Is there $t\in\operatorname{Gal}(\overline{K}/K)$ s.t. $\operatorname{rank}_{\mathbf{Z}_p}((t-1)E_{p^\infty}(\overline{K}))=1$?

Question

Let $E$ be an elliptic curve defined over $\mathbb{Q}$, let $$K:=\varinjlim_{k\in\mathbb{Q}[\mu_{p^\infty}]} \mathbb{Q}\left[\mu_{p^\infty},k^{1/p^\infty}\right]$$ and $G:=\operatorname{Gal}(\overline{K}/K)$. Suppose that $E_p(K)=0$.
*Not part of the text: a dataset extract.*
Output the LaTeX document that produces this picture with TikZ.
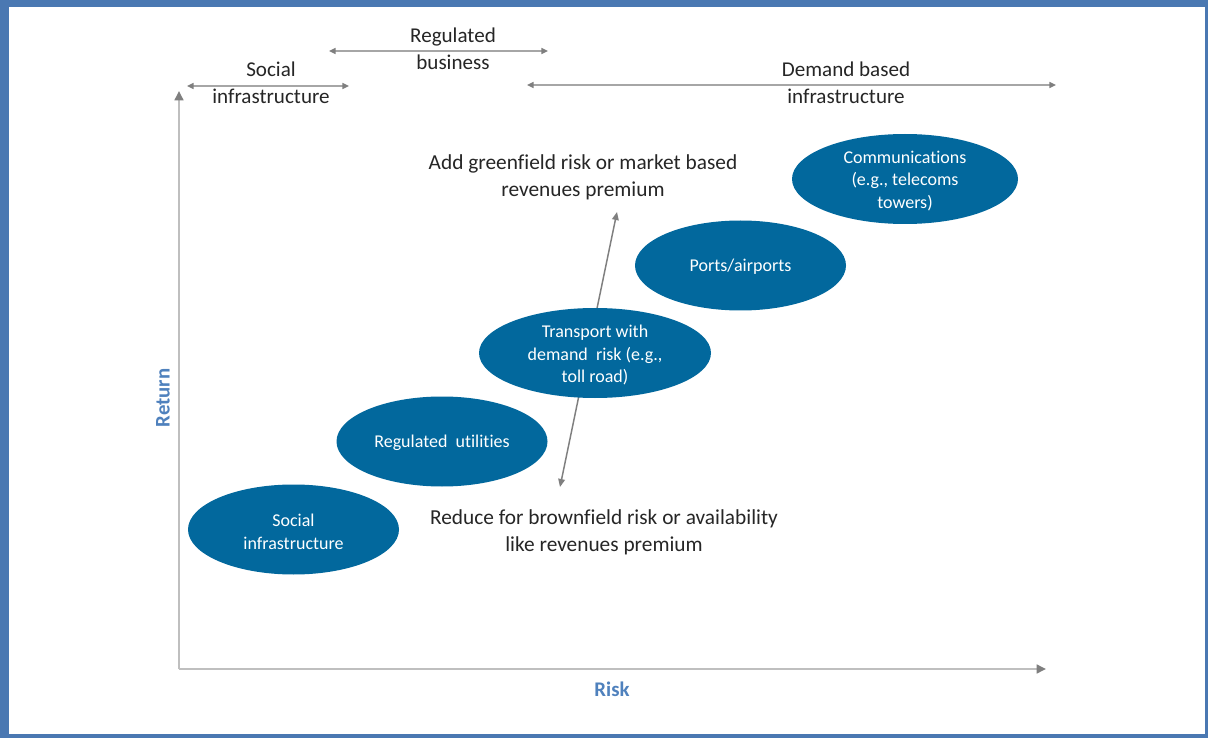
\documentclass[tikz,border=0pt]{standalone}
\usepackage{fontspec}
\setmainfont{Carlito}[Ligatures=NoCommon]
\usetikzlibrary{arrows.meta,shapes.geometric}
\definecolor{framec}{HTML}{4A78B2}
\definecolor{blobc}{HTML}{02689D}
\definecolor{axisc}{HTML}{BFBFBF}
\definecolor{tipc}{HTML}{7F7F7F}
\definecolor{spanc}{HTML}{A6A6A6}
\definecolor{axlabc}{HTML}{4F81BD}
\definecolor{txtc}{HTML}{262626}
\tikzset{
  blob/.style={ellipse, fill=blobc, draw=none, inner sep=0pt},
  blobtext/.style={text=white, align=center, inner sep=0pt,
    font=\fontsize{13.5}{17}\selectfont},
  toplabel/.style={text=txtc, align=center, inner sep=0pt,
    font=\fontsize{15.8}{20.2}\selectfont},
  midlabel/.style={text=txtc, align=center, inner sep=0pt,
    font=\fontsize{16}{20.2}\selectfont},
  axisline/.style={draw=axisc, line width=2.2pt,
    -{Triangle[length=7pt,width=6.5pt,color=tipc]}},
  spanline/.style={draw=spanc, line width=1.1pt,
    {Triangle[length=5pt,width=4.5pt,color=tipc]}-{Triangle[length=5pt,width=4.5pt,color=tipc]}},
  shiftline/.style={draw=tipc, line width=1.1pt,
    {Triangle[length=6pt,width=5pt]}-{Triangle[length=6pt,width=5pt]}},
  axlab/.style={text=axlabc, inner sep=0pt, font=\fontsize{15.6}{18}\selectfont\bfseries}
}
\begin{document}
\begin{tikzpicture}[x=0.75pt,y=-0.75pt]
% page and frame
\useasboundingbox (0,0) rectangle (1208,738);
\fill[framec] (0,0) rectangle (1208,738);
\fill[white] (9,7) rectangle (1205,734);

% axes
\coordinate (origin) at (179,669);
\coordinate (ytop) at (179,91);
\coordinate (xend) at (1046,669);
\draw[axisline] (origin) -- (ytop);
\draw[axisline] (origin) -- (xend);
\node[axlab, rotate=90] (ret) at (163,398) {Return};
\node[axlab] (rsk) at (612,689) {Risk};

% segment spans along the top
\coordinate (socL) at (187,86);
\coordinate (socR) at (349,86);
\coordinate (regL) at (329,51);
\coordinate (regR) at (548,51);
\coordinate (demL) at (527,85);
\coordinate (demR) at (1056,85);
\draw[spanline] (socL) -- (socR);
\draw[spanline] (regL) -- (regR);
\draw[spanline] (demL) -- (demR);
\node[toplabel] (socT) at (271,82.5) {Social\\infrastructure};
\node[toplabel] (regT) at (453,49) {Regulated\\business};
\node[toplabel] (demT) at (846,82.5) {Demand based\\infrastructure};

% premium shift arrow
\coordinate (shUp) at (617,212);
\coordinate (shDn) at (560,487);
\draw[shiftline] (shDn) -- (shUp);
\node[midlabel] (green) at (583,177) {Add greenfield risk or market based\\revenues premium};
\node[midlabel] (brown) at (604,532) {Reduce for brownfield risk or availability\\like revenues premium};

% asset classes
\node[blob, minimum width=158.25pt, minimum height=67.5pt] (social) at (293.5,529.5) {};
\node[blob, minimum width=158.25pt, minimum height=67.5pt] (utils) at (442,441.5) {};
\node[blob, minimum width=174pt, minimum height=67.5pt] (transport) at (595,353) {};
\node[blob, minimum width=158.25pt, minimum height=67.5pt] (ports) at (740.5,265.5) {};
\node[blob, minimum width=169.5pt, minimum height=67.5pt] (comms) at (905,179) {};
\node[blobtext] at ([yshift=-1.5pt]social) {Social\\infrastructure};
\node[blobtext] at ([yshift=-1pt]utils) {Regulated\ \ utilities};
\node[blobtext] at ([yshift=-1.5pt]transport) {Transport with\\demand\ \ risk (e.g.,\\toll road)};
\node[blobtext] at ([yshift=-1pt]ports) {Ports/airports};
\node[blobtext] at ([yshift=-1.5pt]comms) {Communications\\(e.g., telecoms\\towers)};
\end{tikzpicture}
\end{document}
Question: Is there always a $\tau\in G$ so that $$\operatorname{rank}_{\mathbf{Z}_p}((t-1)E_{p^\infty}(\overline{K}))=1$$

Answer 1

I think the answer is "yes" in the case that $E$ doesn't have complex multiplication. In that case, Serre's Open Image Theorem says that the image of Galois in open in $\mathrm{GL}(T_{p}(E))$, and therefore, the image of $\mathrm{Gal}(\bar{\mathbb{Q}} / \mathbb{Q}(\mu_{p^\infty}))$ is open in $\mathrm{SL}(T_{p}(E))$ -- call it $H$. Now $K$ is abelian over $\mathbb{Q}(\mu_{p^\infty})$, so the image of $\mathrm{Gal}(\bar{K} / K)$ is in turn a (normal) subgroup of $H$ with abelian quotient. But since the Lie algebra of $H$ is all of $\mathfrak{sl}_{2}(\mathbb{Q}_{p})$, which is semisimple, any Lie subgroup of $H$ with abelian quotient must have the same Lie algebra. So the image of $\mathrm{Gal}(\bar{K} / K)$ is open in $H$ and thus open (and of finite index) in $\mathrm{SL}(T_{p}(E))$. Thus, the image of $\mathrm{Gal}(\bar{K} / K)$ contains a (nonzero) power of a transvection, i.e. a matrix of the form $\begin{bmatrix} 1 & a \\ 0 & 1 \end{bmatrix}$ for some $a \neq 0$ with respect to a suitable basis.

In the case that $E$ has complex multiplication, I suspect I have a counterexample. Take $E: y^{2} = x^{3} - 2$ and $p = 2$. This has complex multiplication by $\mathbb{Q}(\zeta_{3})$, where $\zeta_{3}$ a primitive cube root of unity, and its order-$2$ points are the points $(\zeta_{3}^{i}2^{1/3}, 0)$ for $i = 1, 2, 3$. Clearly the image of $\mathrm{Gal}(\bar{K} / K)$ is isomorphic to $\mathbb{Z} / 3\mathbb{Z}$ (since $\zeta_{3} \in K$ but $2^{1/3} \notin K$), so it doesn't fix any of the points in $E[2]$. However, I think it shouldn't be too hard to show that the image of Galois can't contain a power of a transvection in this case. (In fact, it should be contained in the image of the endomorphism ring, which is an order in $\mathbb{Z}[\zeta_{3}]$, and note that the endomorphism corresponding to $\zeta_{3}$ must act like $\begin{bmatrix} 0 & 1 \\ 1 & 1 \end{bmatrix}$ or $\begin{bmatrix} 1 & 1 \\ 1 & 0 \end{bmatrix}$ modulo $2$.)